On Wed, Oct 29, 2008 at 01:16:53AM +0100, Nick Piggin wrote:
> On Wed, Oct 29, 2008 at 09:27:46AM +1100, Dave Chinner wrote:
> > On Tue, Oct 28, 2008 at 04:39:53PM +0100, Nick Piggin wrote:
> > Yes - that's coming from end_buffer_async_write() when an error is
> > reported in bio completion. This does:
> >
> > 465 set_bit(AS_EIO, &page->mapping->flags);
> > 466 set_buffer_write_io_error(bh);
> > 467 clear_buffer_uptodate(bh);
> > 468 SetPageError(page);
> >
> > Hmmmm - do_fsync() calls filemap_fdatawait() which ends up in
> > wait_on_page_writeback_range() which is appears to be checking the
> > mapping flags for errors. I wonder why that error is not being
> > propagated then? AFAICT both XFS and the fsync code are doing the
> > right thing but somewhere the error has gone missing...
>
> This one-liner has it reporting EIO errors like a champion. I
> don't know if you'll actually need to put this into the
> linux API layer or not, but anyway the root cause of the problem
> AFAIKS is this.
> --
>
> XFS: fix fsync errors not being propogated back to userspace.
> ---
> Index: linux-2.6/fs/xfs/xfs_vnodeops.c
> ===================================================================
> --- linux-2.6.orig/fs/xfs/xfs_vnodeops.c
> +++ linux-2.6/fs/xfs/xfs_vnodeops.c
> @@ -715,7 +715,7 @@ xfs_fsync(
> /* capture size updates in I/O completion before writing the inode. */
> error = filemap_fdatawait(VFS_I(ip)->i_mapping);
> if (error)
> - return XFS_ERROR(error);
> + return XFS_ERROR(-error);
<groan>
Yeah, that'd do it. Good catch. I can't believe I recently fixed a
bug that touched these lines of code without noticing the inversion.

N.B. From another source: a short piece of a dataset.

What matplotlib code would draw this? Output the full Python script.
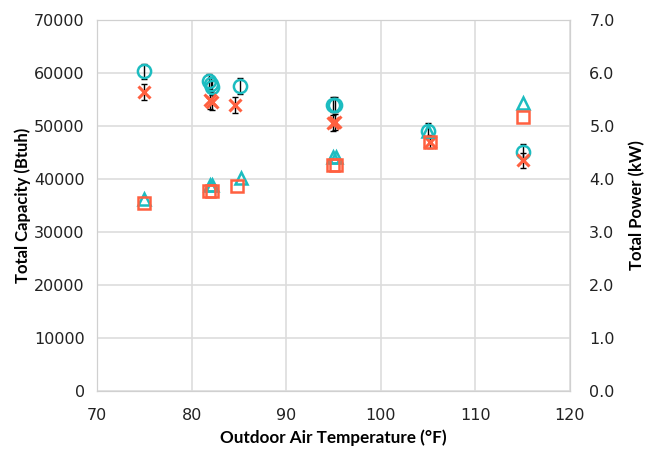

Sometimes I wonder if we should just conver the entire of XFS to
return negative errors - mistakes in handling negative error numbers
in the core XFS code happen all the time.
FWIW, the core issue here is that we've got to do the
filemap_fdatawait() call in the ->fsync method because ->fsync
gets called before we've waited for the data I/O to complete.
XFS updates inode state on I/O completion, so we *must* wait
for data I/O to complete before logging the inode changes. I
think btrfs has the same problem....
Thanks again, Nick.
Cheers,
Dave.
--
Dave Chinner
david@xxxxxxxxxxxxx
|